Distance metric that is insensitive to correlated variables

49 Views Asked by At

I'm trying to find a suitable pairwise distance metric where the addition of correlated vectors results in (essentially) no change in the distance.

Specifically, consider a set of $k$ vectors each of length $n$, arranged into an $n \times k$ matrix $T_0= [t_1, ... ,t_{k}]$. We could calculate the standard euclidean distance on this matrix, for example, arriving at an $n \times n$ distance matrix $D = dist(T_0)$, where $D_{i,j} = \sqrt{\sum_{m=1}^k{(t_{im} - t_{jm})^2}}$, i.e., the pairwise euclidean distance between element $i$ and $j$, for $i, j \in \{1,...,n\}$. Now suppose we had another $n$ dimensional vector $t_{k+1}$, which is nearly identical to some column already present in $T_0$, (i.e., $cor(t_s, t_k+1) > 0.99$ for some $s$). We can append this to $T_0$ and call this new matrix $T_1$, with dimension $n \times (k+1)$. What I'm looking for a distance metric whereby $dist(T_0) \approx dist(T_1)$.

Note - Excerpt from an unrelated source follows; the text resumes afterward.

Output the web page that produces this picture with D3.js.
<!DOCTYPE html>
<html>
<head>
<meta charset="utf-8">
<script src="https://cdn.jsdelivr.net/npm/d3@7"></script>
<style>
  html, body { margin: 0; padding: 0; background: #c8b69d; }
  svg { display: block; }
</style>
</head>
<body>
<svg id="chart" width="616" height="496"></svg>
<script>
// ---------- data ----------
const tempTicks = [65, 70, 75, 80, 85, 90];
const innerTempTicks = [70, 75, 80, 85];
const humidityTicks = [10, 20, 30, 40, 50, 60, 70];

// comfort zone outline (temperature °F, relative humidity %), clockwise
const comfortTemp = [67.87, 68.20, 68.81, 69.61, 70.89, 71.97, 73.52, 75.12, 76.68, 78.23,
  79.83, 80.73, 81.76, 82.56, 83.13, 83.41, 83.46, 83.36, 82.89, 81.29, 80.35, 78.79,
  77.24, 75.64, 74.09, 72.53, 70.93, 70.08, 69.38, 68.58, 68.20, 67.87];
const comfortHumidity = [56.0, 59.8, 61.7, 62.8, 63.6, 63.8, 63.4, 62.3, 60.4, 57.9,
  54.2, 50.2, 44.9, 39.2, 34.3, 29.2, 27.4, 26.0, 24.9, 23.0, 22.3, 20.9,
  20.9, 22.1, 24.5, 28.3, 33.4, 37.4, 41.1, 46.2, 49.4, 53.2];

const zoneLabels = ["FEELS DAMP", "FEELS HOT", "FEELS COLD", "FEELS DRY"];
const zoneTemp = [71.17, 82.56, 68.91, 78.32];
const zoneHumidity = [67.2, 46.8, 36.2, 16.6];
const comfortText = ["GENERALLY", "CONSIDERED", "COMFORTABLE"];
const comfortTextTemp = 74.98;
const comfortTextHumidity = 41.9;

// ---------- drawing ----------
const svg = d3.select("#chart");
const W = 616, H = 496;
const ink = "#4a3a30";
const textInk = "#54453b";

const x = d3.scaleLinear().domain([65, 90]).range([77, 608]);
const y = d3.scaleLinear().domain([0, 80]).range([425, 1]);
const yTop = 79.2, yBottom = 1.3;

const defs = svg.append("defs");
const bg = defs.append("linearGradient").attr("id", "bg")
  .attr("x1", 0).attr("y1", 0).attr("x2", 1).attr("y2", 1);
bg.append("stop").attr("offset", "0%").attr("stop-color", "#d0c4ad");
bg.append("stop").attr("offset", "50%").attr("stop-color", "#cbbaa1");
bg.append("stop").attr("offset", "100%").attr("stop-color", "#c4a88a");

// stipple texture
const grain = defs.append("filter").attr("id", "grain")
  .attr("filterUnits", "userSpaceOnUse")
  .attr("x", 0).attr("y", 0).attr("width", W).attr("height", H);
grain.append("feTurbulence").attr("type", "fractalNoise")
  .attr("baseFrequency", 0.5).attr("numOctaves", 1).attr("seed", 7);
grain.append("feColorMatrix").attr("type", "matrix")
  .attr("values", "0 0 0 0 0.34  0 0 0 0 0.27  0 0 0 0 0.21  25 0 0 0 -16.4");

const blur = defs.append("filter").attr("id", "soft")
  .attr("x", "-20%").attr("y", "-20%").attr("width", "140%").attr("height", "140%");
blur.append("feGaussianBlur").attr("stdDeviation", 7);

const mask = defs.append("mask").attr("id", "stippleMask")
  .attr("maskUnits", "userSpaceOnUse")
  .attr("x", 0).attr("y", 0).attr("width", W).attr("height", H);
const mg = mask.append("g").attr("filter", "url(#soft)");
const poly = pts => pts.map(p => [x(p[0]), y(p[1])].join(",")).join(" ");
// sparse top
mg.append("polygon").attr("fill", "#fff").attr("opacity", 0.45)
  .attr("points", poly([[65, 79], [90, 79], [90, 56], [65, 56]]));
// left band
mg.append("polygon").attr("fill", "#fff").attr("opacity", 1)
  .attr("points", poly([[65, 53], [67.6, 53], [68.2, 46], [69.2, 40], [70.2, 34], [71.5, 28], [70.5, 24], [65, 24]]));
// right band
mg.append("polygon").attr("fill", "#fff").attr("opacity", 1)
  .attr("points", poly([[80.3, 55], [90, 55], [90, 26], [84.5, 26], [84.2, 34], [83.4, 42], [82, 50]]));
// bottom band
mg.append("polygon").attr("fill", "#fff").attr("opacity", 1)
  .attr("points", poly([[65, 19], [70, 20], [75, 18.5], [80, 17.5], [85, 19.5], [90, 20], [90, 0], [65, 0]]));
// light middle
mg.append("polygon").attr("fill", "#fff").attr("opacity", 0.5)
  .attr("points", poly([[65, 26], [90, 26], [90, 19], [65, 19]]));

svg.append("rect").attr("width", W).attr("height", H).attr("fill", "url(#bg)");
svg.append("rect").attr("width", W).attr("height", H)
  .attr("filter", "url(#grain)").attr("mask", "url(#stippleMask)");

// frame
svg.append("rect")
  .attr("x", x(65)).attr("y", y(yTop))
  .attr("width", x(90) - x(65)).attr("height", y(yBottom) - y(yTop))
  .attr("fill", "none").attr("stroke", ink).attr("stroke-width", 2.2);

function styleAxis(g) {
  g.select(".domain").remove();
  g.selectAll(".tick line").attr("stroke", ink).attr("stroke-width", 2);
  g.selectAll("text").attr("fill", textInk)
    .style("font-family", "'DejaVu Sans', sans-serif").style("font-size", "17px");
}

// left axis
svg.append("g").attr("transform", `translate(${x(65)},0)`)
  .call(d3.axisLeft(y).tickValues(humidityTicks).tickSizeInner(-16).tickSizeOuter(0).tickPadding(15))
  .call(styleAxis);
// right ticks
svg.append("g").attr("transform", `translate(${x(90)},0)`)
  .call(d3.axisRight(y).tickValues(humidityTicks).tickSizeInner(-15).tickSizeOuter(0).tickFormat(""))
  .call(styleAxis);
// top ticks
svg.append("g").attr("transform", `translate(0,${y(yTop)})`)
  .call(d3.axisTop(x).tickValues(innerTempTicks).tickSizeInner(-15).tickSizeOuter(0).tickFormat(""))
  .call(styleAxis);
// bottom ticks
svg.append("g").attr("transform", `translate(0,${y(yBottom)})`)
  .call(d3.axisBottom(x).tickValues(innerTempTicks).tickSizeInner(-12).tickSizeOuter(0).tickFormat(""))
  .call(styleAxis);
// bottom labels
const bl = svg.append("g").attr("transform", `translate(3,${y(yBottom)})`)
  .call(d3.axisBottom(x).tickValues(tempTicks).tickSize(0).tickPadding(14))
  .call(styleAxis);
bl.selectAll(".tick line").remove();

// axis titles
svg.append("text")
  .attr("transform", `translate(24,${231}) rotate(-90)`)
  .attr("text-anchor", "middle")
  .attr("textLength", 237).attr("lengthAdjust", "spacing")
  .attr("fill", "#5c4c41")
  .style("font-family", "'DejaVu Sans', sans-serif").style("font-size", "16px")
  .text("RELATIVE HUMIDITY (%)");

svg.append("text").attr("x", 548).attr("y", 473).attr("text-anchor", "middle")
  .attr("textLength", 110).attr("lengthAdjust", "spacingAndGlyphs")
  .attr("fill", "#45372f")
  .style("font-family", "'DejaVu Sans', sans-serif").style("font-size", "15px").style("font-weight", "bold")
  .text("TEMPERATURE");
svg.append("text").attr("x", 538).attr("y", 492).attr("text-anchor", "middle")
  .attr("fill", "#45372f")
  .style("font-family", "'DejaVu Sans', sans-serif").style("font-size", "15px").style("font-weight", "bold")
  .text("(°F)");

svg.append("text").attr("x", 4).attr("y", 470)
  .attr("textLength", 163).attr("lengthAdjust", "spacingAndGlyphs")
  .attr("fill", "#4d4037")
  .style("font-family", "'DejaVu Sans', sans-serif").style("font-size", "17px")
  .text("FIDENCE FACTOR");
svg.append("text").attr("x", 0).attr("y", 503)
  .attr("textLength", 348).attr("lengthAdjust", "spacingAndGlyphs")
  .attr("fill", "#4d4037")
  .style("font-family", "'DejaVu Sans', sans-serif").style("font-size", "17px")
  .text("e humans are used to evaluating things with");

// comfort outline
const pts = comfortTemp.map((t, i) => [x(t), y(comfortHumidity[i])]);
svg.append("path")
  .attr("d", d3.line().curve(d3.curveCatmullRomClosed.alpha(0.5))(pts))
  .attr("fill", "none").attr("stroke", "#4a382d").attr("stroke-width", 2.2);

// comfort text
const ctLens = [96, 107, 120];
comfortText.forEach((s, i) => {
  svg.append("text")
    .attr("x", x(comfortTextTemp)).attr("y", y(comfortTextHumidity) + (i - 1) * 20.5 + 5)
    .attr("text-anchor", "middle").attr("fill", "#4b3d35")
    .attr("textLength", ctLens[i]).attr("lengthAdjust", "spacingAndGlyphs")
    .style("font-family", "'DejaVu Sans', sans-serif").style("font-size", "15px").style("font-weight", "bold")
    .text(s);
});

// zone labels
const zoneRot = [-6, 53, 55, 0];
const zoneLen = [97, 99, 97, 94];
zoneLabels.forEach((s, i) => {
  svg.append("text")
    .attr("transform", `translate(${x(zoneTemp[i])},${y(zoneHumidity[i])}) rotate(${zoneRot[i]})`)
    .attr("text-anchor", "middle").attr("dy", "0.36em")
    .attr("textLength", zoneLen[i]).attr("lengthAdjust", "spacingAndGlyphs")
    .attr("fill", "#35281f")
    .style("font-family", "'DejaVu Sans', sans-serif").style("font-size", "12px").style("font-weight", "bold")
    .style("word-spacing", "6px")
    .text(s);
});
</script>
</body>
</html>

Intuitively I would have thought that either the Mahalanobis distance or the euclidean distance on the PCA space would take care of this by accounting for the covariance structure of the vectors. But from a bit of experimentation this doesn't seem to be the case. The closest thing I can come up with is some sort of weighted-distance in PCA space, where the weights are given by the eigenvalues. That is, conduct a PCA on $T_1$, resulting in unit-eigenvectors $e_1, ..., e_{k+1}$. Then multiply each eigenvector by it's eigenvalue $\lambda_1, ... ,\lambda_{k+1}$. Then calculate the pairwise distance on the vectors $\{\lambda_1 e_1, ... ,\lambda_{k+1} e_{k+1} \}$.

Intuitively this should essentially erase the contribution of the $k+1$ vector, as it accounts for no additional variation so we're essentially multiplying it by zero. But is there a canonical approach to this? Am I reinventing the wheel, or conversely, just completely missing something and making up a terrible metric when a better one already exists? I'm certain this is a common problem.